Le premier se situe au Canada, à Saint-Michel-des-Saints, et concerne l’implantation d’un projet minier de graphite où des citoyens opposés au projet viennent de lancer en 2022 leur propre évaluation environnementale des cours d'eau. Ce collectif d’une quinzaine de citoyens estime que les impacts des rejets miniers pourraient perturber la faune et la flore sur une bonne partie du bassin versant de la rivière Matawin. Pour le moment, la mine est en phase d'exploration. Cette approche observante m'offrirait la possibilité d'effectuer un travail d'expérimentation autour des artefacts de cette recherche scientifique et de rendre visible une communauté naissante.


Le second se situe dans les Appalaches où pendant plus de quarante ans, ces montagnes américaines ont été détruites à coups d’explosifs par des compagnies minières. Je souhaite avec ce projet me rapprocher des activistes des Appalaches qui luttent contre l'extraction du charbon au sommet des montagnes, une pratique hautement destructrice qui transforme d'anciennes montagnes en paysages lunaires toxiques afin d'alimenter la demande mondiale d'électricité qui ne cesse de croître. Cette recherche me permettra de refléter la complexité des luttes pour la terre, les moyens de subsistance et l'autodétermination qui se déroulent dans les Appalaches.

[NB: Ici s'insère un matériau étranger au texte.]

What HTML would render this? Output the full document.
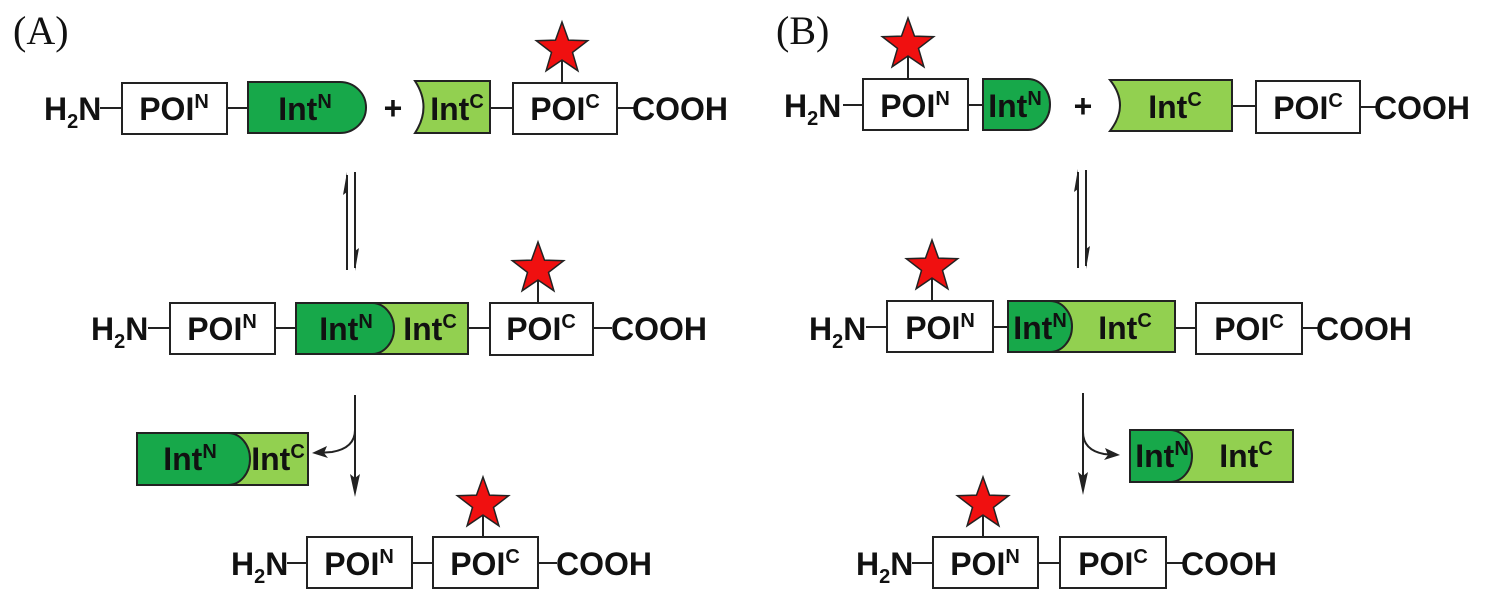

Le troisième se trouve en Amazonie brésilienne pour aller à la rencontre des initiatives de protection de cet écosystème unique au monde. Les incursions de bûcherons, de mineurs ainsi que l’expansion de l’agriculture industrielle et de l’élevage bovin menacent de façon croissante l’Amazonie mais aussi plus de 3 millions d’autochtones répartis dans 420 tribus. Je développe actuellement ce projet par la recherche de financements, de mécènes, et de résidences artistiques. Je prépare aussi ce projet en tissant des liens avec des contacts sur place via les organisations environnementales et les Alliances Françaises dans le monde. En réfléchissant aux différents supports possibles, aux médiums à utiliser, aux différents coûts, au temps que cela impliquerait, et à la diffusion ultérieure des œuvres produites. Je suis dans tous les cas impatient de concrétiser et de vivre ce projet ! Impatient de travailler à ces prochains dessins !


En parallèle de la mise en place de ce projet, deux expositions présentent quelques dessins. La première à la Galerie Horae à Paris où je présente le polyptyque Off to the Side jusqu’au 24 mars et la seconde à la Galerie Sandra Blum à Strasbourg jusqu’au 25 mars 2023.